Just like the previous soup;

You will start by washing your beef and seasoning it with salt, and Maggi. Do not add water; leave it to boil. The water from the meat will seep out and cook the meat. Doing it this way will ensure that the seasoning flavor will be tasted when eating the meat. While the meat is boiling, use hot water to wash the stock fish, and smoked fish. Wash properly and separate the entrails because you wouldn’t want to get the taste of bile while eating. Rinse in cold water and add the fish to the pot where the meat is already boiling. This will be the best time to add the water needed to make the soup. When adding water, let it be 4 inches above the stock (a combination of meat and fish for soup). This will give you enough moisture to cook the Achi.

Most people buy the Achi seeds and grind, while others buy the powder. But in my case, I prefer buying the powder. Mix the three spoons of Achi with water and leave it. Mixing it with water prevents it from clogging in the pot.

Check your pot of stock. If it is already boiling all-round, add the two spoons of red oil, and the two spoons of pepper. Leave to simmer for another two minutes, then add the Achi mixture. Leave to simmer for another 6-8 minutes. The soup would have a creamy feel and texture, and the Achi would have dissolved completely; blending correctly with the oil. The color this time will be a bright yellow color. Add the already washed Uziza leaves, Maggi cube, and crayfish. Leave to simmer for a minute. Then add the previously washed and shredded Oha leaves. Turn off your fire, and let the steam cook the leaves. If you put the Oha leaves when the pot is still on the fire and leave it to cook for long, the leaves will turn black and taste bitter. It is very tender and sensitive to excess heat.

Your Oha soup is ready to eat. You could take it with either Eba, Fufu, or Semovita, depending on what you want.

Oha with Egusi

A few Igbo people only cook this particular combination. In this case, the soup is expected to be thick.

Ingredients:

  • Handful Uziza Leaves.
  • 1 teaspoon of Achi
  • I small chunk of Usu
  • A cup of Egusi
  • Smoked Fish
  • Stockfish, the head especially (Okporoko)
  • 4 Tablespoons Ground Crayfish
  • 2 teaspoons of Cameroon pepper
  • 2 Maggi Cubes (Crayfish Flavor)
  • 3 Table Spoons of Salt
  • 2 bulbs of onion
  • Assorted meats (Beef, goat meat, Ponmo, Shaki are ideal)
  • 3 Cooking Spoon of Palm oil
  • 1 Bunch of Oha leaves

Preparation:

Just like the previous soup,

You will start by washing your beef and seasoning it with salt, Maggi and this time chopped onions.

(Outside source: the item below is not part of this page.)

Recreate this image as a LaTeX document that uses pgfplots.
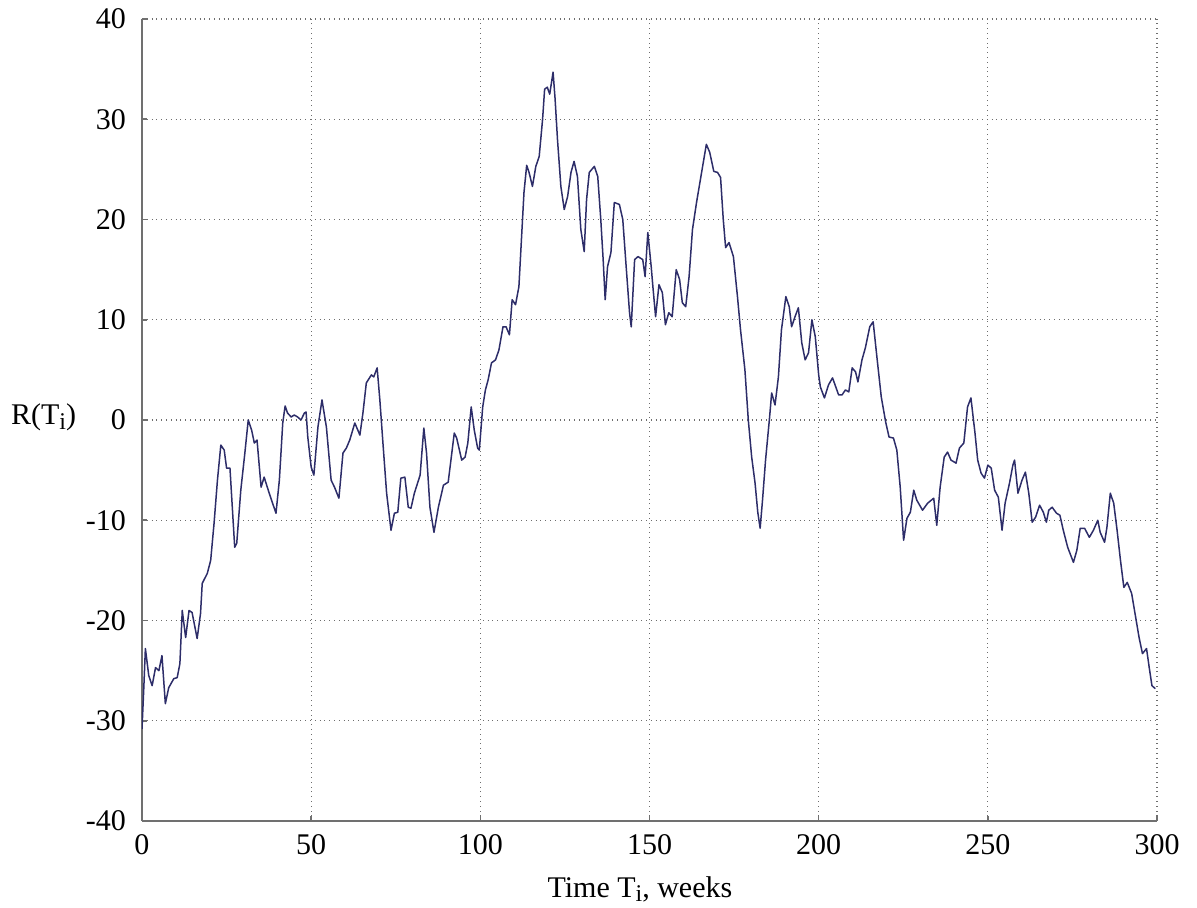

Do not add water; leave it to boil. The water from the meat will seep out and cook the meat. Doing it this way will ensure that the seasoning flavor will be tasted when eating the meat. While the meat is boiling, use hot water to wash the stock fish, and smoked fish. Wash properly and separate the entrails because you wouldn’t want to get the taste of bile while eating. Rinse in cold water and add the fish to the pot where the meat is already boiling. Add water, like 4 inches above the stock, and leave it to cook.

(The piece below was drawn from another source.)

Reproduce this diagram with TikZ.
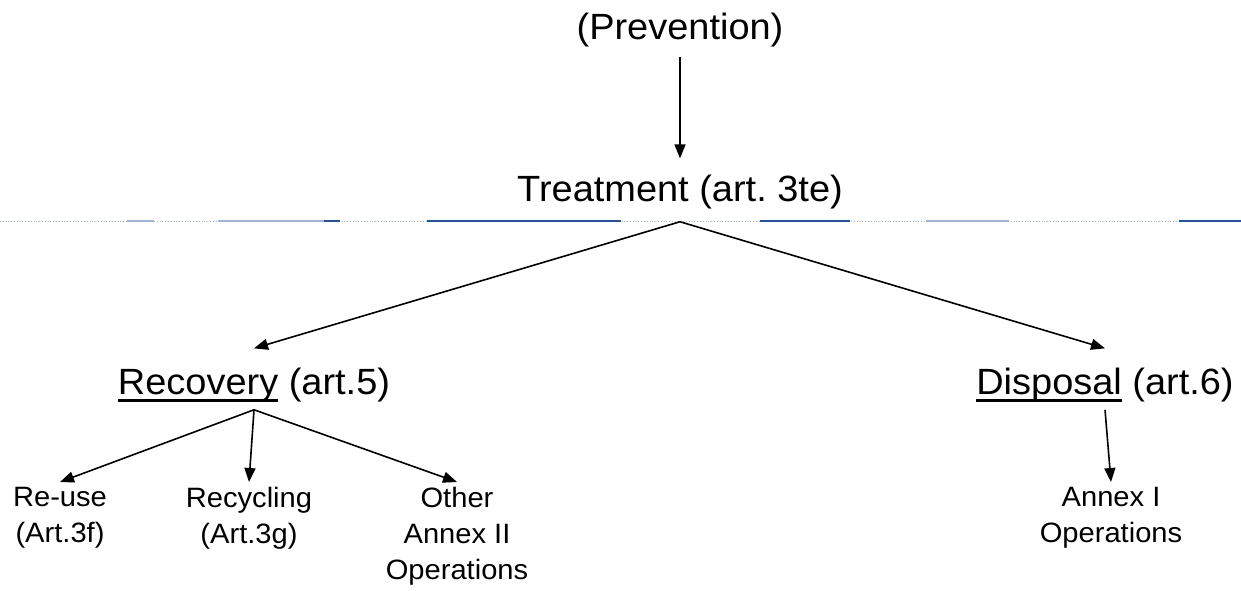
\documentclass[tikz,border=0pt]{standalone}
\usepackage{fontspec}
\setmainfont[FakeStretch=1.04]{Liberation Sans}
\usetikzlibrary{arrows.meta}
\definecolor{rulelight}{HTML}{9DB5DE}
\definecolor{ruledark}{HTML}{1F55A8}
\newcommand\uline[1]{\setbox0=\hbox{#1}\rlap{\rule[-7.5pt]{\wd0}{2.4pt}}\box0\relax}
\frenchspacing
\begin{document}
\begin{tikzpicture}[x=1pt,y=-1pt]
\useasboundingbox (0,0) rectangle (1241,591);
\tikzstyle{big}=[inner sep=0pt, anchor=base, font=\fontsize{36.5}{42}\selectfont]
\tikzstyle{small}=[inner sep=0pt, anchor=north, align=center,
                   font=\fontsize{28}{36}\selectfont]
\tikzstyle{arr}=[line width=1.6pt, -{Triangle[length=14pt,width=11pt]}]
\draw[rulelight, line width=0.8pt, dotted] (0,221) -- (1241,221);
\foreach \a/\b in {127/154,218/324,926/1009}{
	\draw[rulelight, line width=1.4pt] (\a,221) -- (\b,221);
	}
\foreach \a/\b in {324/340,427/621,760/850,1179/1241}{
	\draw[ruledark, line width=1.4pt] (\a,221) -- (\b,221);
	}
\node[big] (prevention) at (680,40){(Prevention)};
\node[big] (treatment) at (680,201){Treatment (art. 3te)};
\node[big] (recovery) at (254,394){\uline{Recovery} (art.5)};
\node[big] (disposal) at (1105,394){\uline{Disposal} (art.6)};
\node[small] (reuse) at (60,487){Re-use\\(Art.3f)};
\node[small] (recycling) at (249,487){Recycling\\(Art.3g)};
\node[small] (other) at (457,487){Other\\Annex II\\Operations};
\node[small] (annex) at (1111,487){Annex I\\Operations};
\draw[arr] ([yshift=-9pt]prevention.south) -- ([yshift=16pt]treatment.north);
\foreach \k in {recovery,disposal}{
	\draw[arr] ([yshift=-13pt]treatment.south) -- ([yshift=19pt]\k.north);
	}
\foreach \k in {reuse,recycling,other}{
	\draw[arr] ([yshift=-8pt]recovery.south) -- ([yshift=5pt]\k.north);
	}
\draw[arr] ([yshift=-8pt]disposal.south) -- ([yshift=5pt]annex.north);
\end{tikzpicture}
\end{document}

While the stock boils, mix your Usu with water, enough to make it a paste (not light). Carry out the same procedure for the Egusi.

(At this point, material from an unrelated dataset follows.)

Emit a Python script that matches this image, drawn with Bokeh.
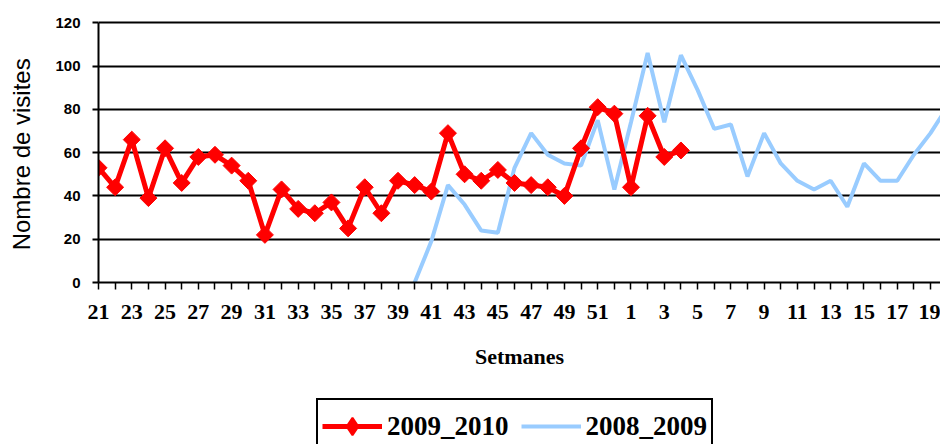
from bokeh.plotting import figure
from bokeh.layouts import column
from bokeh.models import Range1d, FixedTicker, Legend, LegendItem
from bokeh.embed import file_html
from bokeh.resources import INLINE
import numpy as np

# Week categories (season runs from week 21 to week 20 of the next year)
weeks = list(range(21, 53)) + list(range(1, 21))

# 2009_2010 series: weeks 21 .. 4
visits_2009_2010 = [53, 44, 66, 39, 62, 46, 58, 59, 54, 47, 22, 43, 34, 32, 37, 25,
                    44, 32, 47, 45, 42, 69, 50, 47, 52, 46, 45, 44, 40, 62, 81, 78,
                    44, 77, 58, 61]

# 2008_2009 series: weeks 40 .. 20
first_week_2008_2009 = 40
visits_2008_2009 = [0, 19, 45, 36, 24, 23, 53, 69, 59, 55, 54, 75, 43,
                    74, 106, 74, 105, 89, 71, 73, 49, 69, 55, 47, 43, 47, 35,
                    55, 47, 47, 59, 69, 81]

y_ticks = [0, 20, 40, 60, 80, 100, 120]

RED = "#FF0000"
BLUE = "#99CCFF"

idx = list(range(len(weeks)))
x_red = idx[:len(visits_2009_2010)]
i0 = weeks.index(first_week_2008_2009)
x_blue = idx[i0:i0 + len(visits_2008_2009)]

p = figure(width=940, height=395, output_backend="svg", toolbar_location=None,
           x_range=Range1d(0, 50.6), y_range=Range1d(0, 121.5),
           min_border_left=98, min_border_right=0, min_border_top=19,
           min_border_bottom=113)
p.outline_line_color = None
p.background_fill_color = "white"

# grid
p.xgrid.visible = False
p.ygrid.ticker = FixedTicker(ticks=y_ticks)
p.ygrid.grid_line_color = "black"
p.ygrid.grid_line_width = 2

# x axis
p.xaxis.ticker = FixedTicker(ticks=idx)
p.xaxis.major_label_overrides = {i: (str(w) if i % 2 == 0 else "") for i, w in enumerate(weeks)}
p.xaxis.major_tick_in = 0
p.xaxis.major_tick_out = 7
p.xaxis.major_tick_line_width = 1.5
p.xaxis.minor_tick_line_color = None
p.xaxis.axis_line_width = 2
p.xaxis.major_label_text_font = "Liberation Serif"
p.xaxis.major_label_text_font_style = "bold"
p.xaxis.major_label_text_font_size = "22px"
p.xaxis.major_label_text_color = "black"
p.xaxis.major_label_standoff = 15
p.xaxis.axis_label = "Setmanes"
p.xaxis.axis_label_text_font = "Liberation Serif"
p.xaxis.axis_label_text_font_style = "bold"
p.xaxis.axis_label_text_font_size = "22px"
p.xaxis.axis_label_text_color = "black"
p.xaxis.axis_label_standoff = 22

# y axis
p.yaxis.ticker = FixedTicker(ticks=y_ticks)
p.yaxis.bounds = (0, 120)
p.yaxis.major_tick_in = 0
p.yaxis.major_tick_out = 6
p.yaxis.major_tick_line_width = 2
p.yaxis.minor_tick_line_color = None
p.yaxis.axis_line_width = 2
p.yaxis.major_label_text_font = "Liberation Sans"
p.yaxis.major_label_text_font_style = "bold"
p.yaxis.major_label_text_font_size = "15px"
p.yaxis.major_label_text_color = "black"
p.yaxis.major_label_standoff = 12
p.yaxis.axis_label = "Nombre de  visites"
p.yaxis.axis_label_text_font = "Liberation Sans"
p.yaxis.axis_label_text_font_style = "normal"
p.yaxis.axis_label_text_font_size = "24px"
p.yaxis.axis_label_text_color = "black"
p.yaxis.axis_label_standoff = 17

# series
p.line(x_blue, visits_2008_2009, line_color=BLUE, line_width=4)
p.line(x_red, visits_2009_2010, line_color=RED, line_width=5)
p.scatter(x_red, visits_2009_2010, marker="square", angle=np.pi / 4,
          size=12, fill_color=RED, line_color=RED, line_width=1)

# legend strip below the chart; the same series are drawn here outside the
# visible window so that only their legend keys show
q = figure(width=940, height=49, output_backend="svg", toolbar_location=None,
           x_range=Range1d(0, 1), y_range=Range1d(-2, -1),
           x_axis_type=None, y_axis_type=None,
           min_border_left=0, min_border_right=0, min_border_top=0, min_border_bottom=0)
q.outline_line_color = None
q.xgrid.visible = False
q.ygrid.visible = False
k_red_line = q.line(x_red, visits_2009_2010, line_color=RED, line_width=5)
k_red_pt = q.scatter(x_red, visits_2009_2010, marker="diamond", size=21,
                     fill_color=RED, line_color=RED, line_width=2)
k_blue = q.line(x_blue, visits_2008_2009, line_color=BLUE, line_width=4)

legend = Legend(items=[LegendItem(label="2009_2010", renderers=[k_red_line, k_red_pt]),
                       LegendItem(label="2008_2009", renderers=[k_blue])],
                orientation="horizontal", location=(218, -10))
legend.label_text_font = "Liberation Serif"
legend.label_text_font_style = "bold"
legend.label_text_font_size = "27px"
legend.label_text_color = "black"
legend.glyph_width = 60
legend.glyph_height = 44
legend.label_standoff = 5
legend.spacing = 12
legend.padding = 4
legend.margin = 0
legend.border_line_color = "black"
legend.border_line_alpha = 1
legend.border_line_width = 2
legend.background_fill_color = "white"
legend.background_fill_alpha = 1
q.add_layout(legend)

layout = column(p, q, spacing=0)
open("out.html", "w").write(file_html(layout, INLINE))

Once the stock has boiled, add oil and pepper to it. Leave it to simmer for 6 minutes. At this point, the oil and water would have blended. Add the Achi paste, stir and leave to boil for four minutes. After this is done, add the Egusi paste and stir. Leave to simmer for another four minutes. When this is done, pour the powdered Usu into the pot and leave for two minutes. When you open your pot, you will notice that the soup is bubbly and thick. Add the Uziza leaves and leave it to boil another two minutes.

Finally, add your Oha leaves, and turn off the light. The steam will cook the Oha vegetable. You can eat it with any swallow of your choice.